▶ Task directions
Give the number of lines that hold the string "this". Nothing else is needed.
## BEGIN Given data
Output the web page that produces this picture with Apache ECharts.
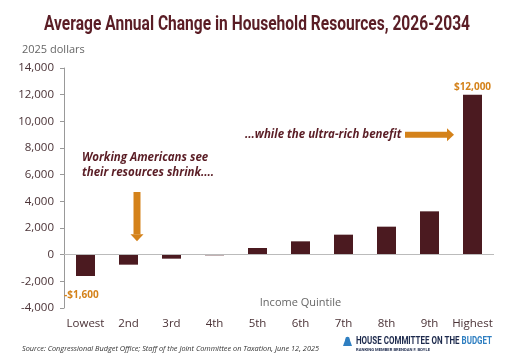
<!DOCTYPE html>
<html><head><meta charset="utf-8">
<script src="https://cdn.jsdelivr.net/npm/echarts@6/dist/echarts.min.js"></script>
<style>html,body{margin:0;padding:0;background:#fff}#c{width:510px;height:356px}</style>
</head><body><div id="c"></div>
<script>
const categories = ['Lowest','2nd','3rd','4th','5th','6th','7th','8th','9th','Highest'];
const values = [-1600,-750,-300,-50,500,1000,1500,2100,3250,12000];
const yTicks = {min:-4000, max:14000, interval:2000};
const labelMap = {0:'-$1,600', 9:'$12,000'};

const MAROON = '#4b1a20';
const ORANGE = '#d4821a';
const TXT = '#4a3236';
const FONT = '"Open Sans", sans-serif';

const chart = echarts.init(document.getElementById('c'), null, {renderer:'canvas'});
const option = {
  animation:false,
  backgroundColor:'#fff',
  grid:{left:64, right:16, top:68, bottom:48, containLabel:false, outerBoundsMode:'none'},
  xAxis:{
    type:'category', data:categories, position:'bottom',
    axisLine:{show:false, onZero:false}, axisTick:{show:false},
    axisLabel:{color:TXT, fontFamily:FONT, fontSize:11.5, margin:10, interval:0}
  },
  yAxis:{
    type:'value', min:yTicks.min, max:yTicks.max, interval:yTicks.interval,
    axisLine:{show:true, lineStyle:{color:'#999', width:1}},
    axisTick:{show:true, length:4, lineStyle:{color:'#999'}},
    splitLine:{show:false},
    axisLabel:{color:TXT, fontFamily:FONT, fontSize:11.5, margin:10,
      formatter:v=>v.toLocaleString('en-US')}
  },
  series:[{
    type:'bar', data:values, barWidth:19,
    itemStyle:{color:MAROON},
    label:{show:true, fontFamily:FONT, fontWeight:'bold', fontSize:10, color:ORANGE,
      formatter:p=>labelMap[p.dataIndex]||'',
      position:'top', distance:3},
    labelLayout:function(p){
      if(p.dataIndex===0){ return {x:p.rect.x-12, y:p.rect.y+p.rect.height+14, align:'left'}; }
      return {};
    },
    markLine:{silent:true, symbol:'none', label:{show:false},
      lineStyle:{color:'#bbb', type:'solid', width:1},
      data:[{yAxis:0}]}
  }]
};
chart.setOption(option);

const mctx = document.createElement('canvas').getContext('2d');
function textW(text, font){ mctx.font = font; return mctx.measureText(text).width; }
function fitScale(text, font, target){ return target / textW(text, font); }

function px(ci, v){ return chart.convertToPixel({gridIndex:0}, [ci, v]); }
const p2 = px(1, 4700), p2b = px(1, 1000);
const pH = px(9, 9000);
const ax = p2[0] + 8.5, aTop = p2[1], aBot = p2b[1];
const hy = pH[1];
const g = [];

const TITLE = 'Average Annual Change in Household Resources, 2026-2034';
const titleFont = 'bold 21px Roboto, sans-serif';
g.push({type:'text', x:44, y:25, scaleX:fitScale(TITLE, titleFont, 426), style:{text:TITLE, fill:'#5a1d25', font:titleFont, verticalAlign:'middle'}});

g.push({type:'text', x:22, y:50, style:{text:'2025 dollars', fill:'#666', font:'11px '+FONT, verticalAlign:'middle'}});
g.push({type:'text', x:82, y:165, style:{text:'Working Americans see\ntheir resources shrink....', fill:'#5a1d25', font:'italic bold 11.5px '+FONT, lineHeight:15, verticalAlign:'middle'}});
g.push({type:'rect', shape:{x:ax-3.5, y:aTop, width:7, height:aBot-aTop-7}, style:{fill:ORANGE}});
g.push({type:'polygon', shape:{points:[[ax-6.5,aBot-7],[ax+6.5,aBot-7],[ax,aBot]]}, style:{fill:ORANGE}});
g.push({type:'text', x:245, y:hy, style:{text:'...while the ultra-rich benefit', fill:'#5a1d25', font:'italic bold 11.5px '+FONT, verticalAlign:'middle'}});
g.push({type:'rect', shape:{x:405, y:hy-3, width:42, height:6}, style:{fill:ORANGE}});
g.push({type:'polygon', shape:{points:[[447,hy-6.5],[447,hy+6.5],[454,hy]]}, style:{fill:ORANGE}});

const pq = px(4.6, -3600);
g.push({type:'text', x:pq[0], y:303, style:{text:'Income Quintile', fill:'#666', font:'11px '+FONT, align:'center', verticalAlign:'middle'}});

const SRC = 'Source: Congressional Budget Office; Staff of the Joint Committee on Taxation, June 12, 2025';
const srcFont = 'italic 8px '+FONT;
g.push({type:'text', x:22, y:349, scaleX:fitScale(SRC, srcFont, 297), style:{text:SRC, fill:'#333', font:srcFont, verticalAlign:'middle'}});

// logo
g.push({type:'polygon', shape:{points:[[345.5,339],[349.5,339],[352,346],[343,346]]}, style:{fill:'#2f7fc1'}});
g.push({type:'circle', shape:{cx:347.5, cy:339, r:2.2}, style:{fill:'#2f7fc1'}});
const LOGO_A = 'HOUSE COMMITTEE ON THE ', LOGO_B = 'BUDGET';
const logoFont = 'bold 11px Roboto, sans-serif';
const ls = fitScale(LOGO_A + LOGO_B, logoFont, 136);
g.push({type:'text', x:356, y:341.5, scaleX:ls, style:{text:LOGO_A, fill:'#1d2a4d', font:logoFont, verticalAlign:'middle'}});
g.push({type:'text', x:356 + ls*textW(LOGO_A, logoFont), y:341.5, scaleX:ls, style:{text:LOGO_B, fill:'#2f7fc1', font:logoFont, verticalAlign:'middle'}});
const SUB = 'RANKING MEMBER BRENDAN F. BOYLE';
const subFont = 'bold 4px Roboto, sans-serif';
g.push({type:'text', x:356, y:349.5, scaleX:fitScale(SUB, subFont, 74), style:{text:SUB, fill:'#1d2a4d', font:subFont, verticalAlign:'middle'}});
chart.setOption({graphic:g});
</script></body></html>
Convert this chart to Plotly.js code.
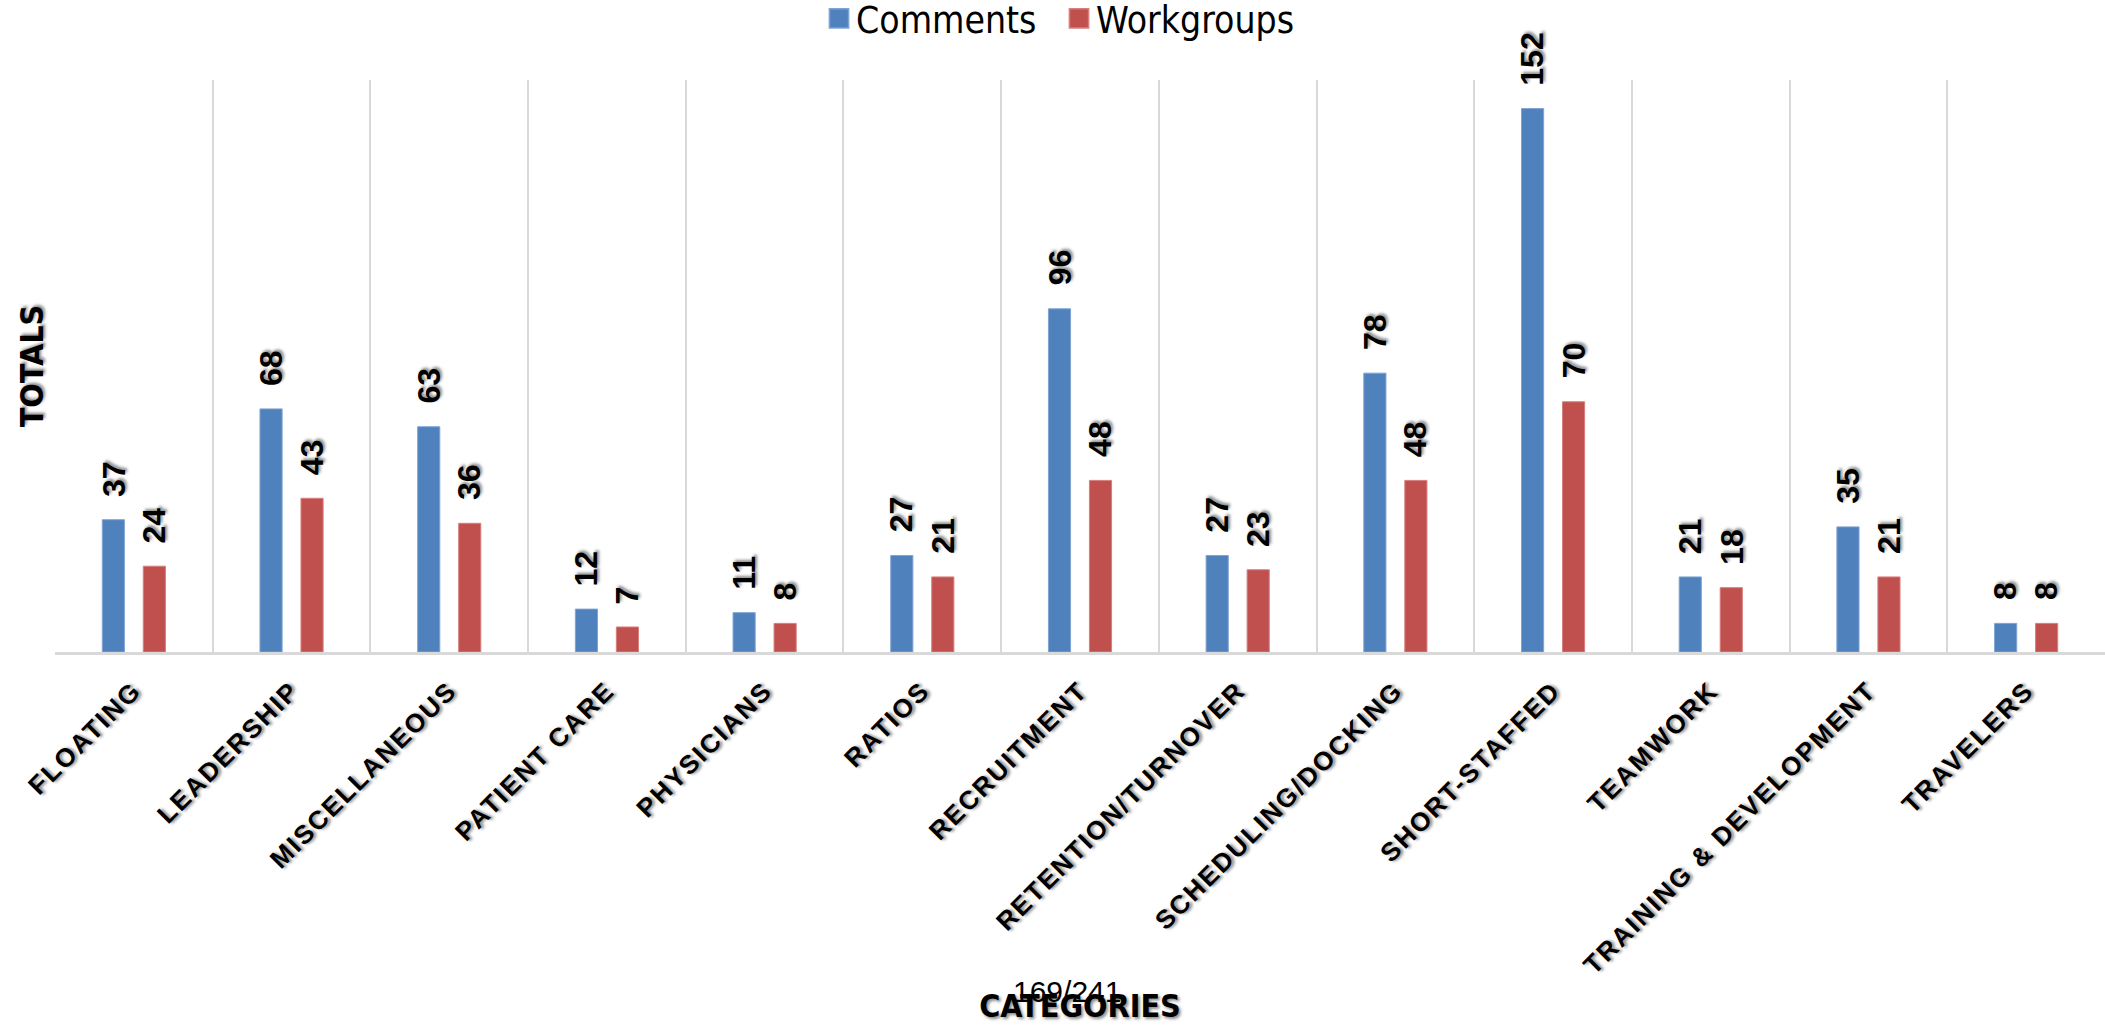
<!DOCTYPE html>
<html>
<head>
<meta charset="utf-8">
<script src="https://cdn.plot.ly/plotly-3.0.1.min.js"></script>
<style>
html, body { margin: 0; padding: 0; background: #ffffff; overflow: hidden; }
#chart { width: 2105px; height: 1025px; }
.xtick text { letter-spacing: 2px; }
.legendpoints path { transform-box: fill-box; transform-origin: center; scale: 1.6; translate: -9px 0; }
</style>
</head>
<body>
<div id="chart"></div>
<script>
var categories = ["FLOATING", "LEADERSHIP", "MISCELLANEOUS", "PATIENT CARE", "PHYSICIANS", "RATIOS",
  "RECRUITMENT", "RETENTION/TURNOVER", "SCHEDULING/DOCKING", "SHORT-STAFFED", "TEAMWORK",
  "TRAINING & DEVELOPMENT", "TRAVELERS"];
var comments = [37, 68, 63, 12, 11, 27, 96, 27, 78, 152, 21, 35, 8];
var workgroups = [24, 43, 36, 7, 8, 21, 48, 23, 48, 70, 18, 21, 8];
var seriesNames = ["Comments", "Workgroups"];
var pageLabel = "169/241";

var shadow = "2px 2px 3px rgba(0,0,0,0.45)";
var blue = "#4F81BD", red = "#C0504D";

var traces = [
  { type: "bar", name: seriesNames[0], x: categories, y: comments,
    marker: { color: blue, line: { color: "#7FA3D3", width: 1 } }, hoverinfo: "x+y" },
  { type: "bar", name: seriesNames[1], x: categories, y: workgroups,
    marker: { color: red, line: { color: "#D77F7D", width: 1 } }, hoverinfo: "x+y" }
];

var annotations = [];
function addLabels(vals, shift) {
  for (var i = 0; i < categories.length; i++) {
    annotations.push({
      x: categories[i], y: vals[i], xref: "x", yref: "y",
      text: String(vals[i]), showarrow: false, textangle: -90,
      xanchor: "center", yanchor: "bottom", xshift: shift, yshift: 21,
      font: { family: "Liberation Sans, Arial, sans-serif", size: 32, color: "#000", weight: "bold", shadow: shadow }
    });
  }
}
addLabels(comments, -20.5);
addLabels(workgroups, 20.5);
annotations.push({
  xref: "paper", yref: "paper", x: 0.4937, y: -0.594, xanchor: "center", yanchor: "middle",
  text: pageLabel, showarrow: false,
  font: { family: "Liberation Sans, Arial, sans-serif", size: 30, color: "#000" }
});

var titleFont = { family: "DejaVu Sans Condensed, DejaVu Sans, sans-serif", size: 32, color: "#000", weight: "bold", shadow: shadow };

var layout = {
  width: 2105, height: 1025,
  margin: { l: 55, r: 0, t: 80, b: 373, pad: 0, autoexpand: false },
  paper_bgcolor: "#ffffff", plot_bgcolor: "#ffffff",
  barmode: "group", bargap: 0.48, bargroupgap: 0.46,
  showlegend: true,
  legend: { orientation: "h", x: 0.4883, xanchor: "center", y: 1.107, yanchor: "middle",
    font: { family: "DejaVu Sans Condensed, DejaVu Sans, sans-serif", size: 37, color: "#000" },
    itemwidth: 30, tracegroupgap: 0, entrywidth: 195, entrywidthmode: "pixels" },
  xaxis: {
    type: "category", tickson: "boundaries", showgrid: true, gridcolor: "#D9D9D9", gridwidth: 2,
    showline: true, linecolor: "#D9D9D9", linewidth: 3, ticks: "", tickangle: -45, ticklabelstandoff: 10,
    tickfont: { family: "Liberation Sans, Arial, sans-serif", size: 26, color: "#000", weight: "bold", shadow: shadow },
    automargin: false, range: [-0.5, 12.5], fixedrange: true,
    title: { text: "CATEGORIES", standoff: 20, font: titleFont }
  },
  yaxis: {
    range: [0, 160], showgrid: false, zeroline: false, showline: false, showticklabels: false, ticks: "",
    automargin: false, fixedrange: true,
    title: { text: "TOTALS", standoff: 0, font: titleFont }
  },
  annotations: annotations
};

Plotly.newPlot("chart", traces, layout, { displayModeBar: false, staticPlot: true });
</script>
</body>
</html>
## END Given data
▶ Problem solution
2